SOURCE MATERIAL:

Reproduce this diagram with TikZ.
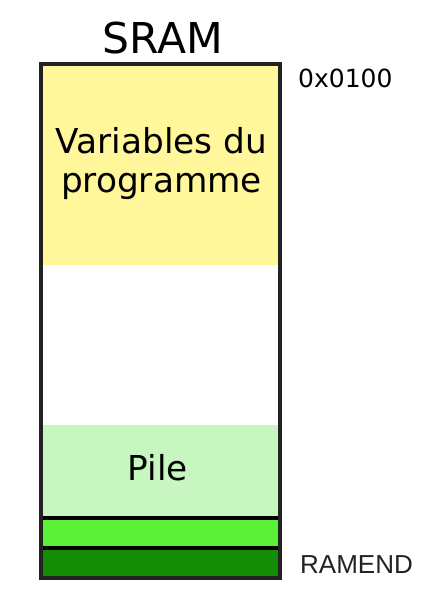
\documentclass[tikz,border=0pt]{standalone}
\usepackage{fontspec}
\setmainfont{DejaVu Sans}
\newfontfamily\ramfont{Liberation Sans}
\usetikzlibrary{positioning}
\definecolor{varyellow}{HTML}{FFF799}
\definecolor{pilegreen}{HTML}{C8F6C0}
\definecolor{bandgreen}{HTML}{5AF035}
\definecolor{darkgreen}{HTML}{148C05}
\definecolor{edgegray}{HTML}{222222}
\tikzset{
    membox/.style = {draw=black, line width=3.5pt},
    addr/.style = {anchor=base west, inner sep=0pt, font=\fontsize{25}{30}\selectfont}
}

\begin{document}
\begin{tikzpicture}[x=1pt, y=-1pt]
    \useasboundingbox (0,0) rectangle (437,610);

    % Draw memory regions.
    \fill[varyellow] (41,64) rectangle (280,265);
    \fill[pilegreen] (41,425) rectangle (280,518);
    \draw[membox, fill=bandgreen] (41,518) rectangle (280,548);
    \draw[membox, fill=darkgreen] (41,548) rectangle (280,578);

    % Draw outer frame.
    \draw[line width=4pt, edgegray] (41,64) rectangle (280,578);

    % Labels.
    \node[anchor=base, inner sep=0pt, font=\fontsize{42.5}{50}\selectfont] (title) at (163,53) {SRAM};
    \node[anchor=base, inner sep=0pt, font=\fontsize{34.3}{40}\selectfont] (vars) at (161.5,153) {Variables du};
    \node[anchor=base, inner sep=0pt, font=\fontsize{34.3}{40}\selectfont] (prog) at (161.5,192) {programme};
    \node[anchor=base, inner sep=0pt, font=\fontsize{34.3}{40}\selectfont] (pile) at (158,480) {Pile};
    \node[addr] (start) at (298,87) {0x0100};
    \node[addr, text=edgegray, font=\ramfont\fontsize{26}{31}\selectfont] (ramend) at (300,573) {RAMEND};
\end{tikzpicture}
\end{document}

EXERCISE DESCRIPTION: Repeat the listing in full and exactly. Do not include any images.

ANSWER FOR THE TASK:
Reproduce this diagram with TikZ.
\documentclass[tikz,border=0pt]{standalone}
\usepackage{fontspec}
\setmainfont{DejaVu Sans}
\newfontfamily\ramfont{Liberation Sans}
\usetikzlibrary{positioning}
\definecolor{varyellow}{HTML}{FFF799}
\definecolor{pilegreen}{HTML}{C8F6C0}
\definecolor{bandgreen}{HTML}{5AF035}
\definecolor{darkgreen}{HTML}{148C05}
\definecolor{edgegray}{HTML}{222222}
\tikzset{
    membox/.style = {draw=black, line width=3.5pt},
    addr/.style = {anchor=base west, inner sep=0pt, font=\fontsize{25}{30}\selectfont}
}

\begin{document}
\begin{tikzpicture}[x=1pt, y=-1pt]
    \useasboundingbox (0,0) rectangle (437,610);

    % Draw memory regions.
    \fill[varyellow] (41,64) rectangle (280,265);
    \fill[pilegreen] (41,425) rectangle (280,518);
    \draw[membox, fill=bandgreen] (41,518) rectangle (280,548);
    \draw[membox, fill=darkgreen] (41,548) rectangle (280,578);

    % Draw outer frame.
    \draw[line width=4pt, edgegray] (41,64) rectangle (280,578);

    % Labels.
    \node[anchor=base, inner sep=0pt, font=\fontsize{42.5}{50}\selectfont] (title) at (163,53) {SRAM};
    \node[anchor=base, inner sep=0pt, font=\fontsize{34.3}{40}\selectfont] (vars) at (161.5,153) {Variables du};
    \node[anchor=base, inner sep=0pt, font=\fontsize{34.3}{40}\selectfont] (prog) at (161.5,192) {programme};
    \node[anchor=base, inner sep=0pt, font=\fontsize{34.3}{40}\selectfont] (pile) at (158,480) {Pile};
    \node[addr] (start) at (298,87) {0x0100};
    \node[addr, text=edgegray, font=\ramfont\fontsize{26}{31}\selectfont] (ramend) at (300,573) {RAMEND};
\end{tikzpicture}
\end{document}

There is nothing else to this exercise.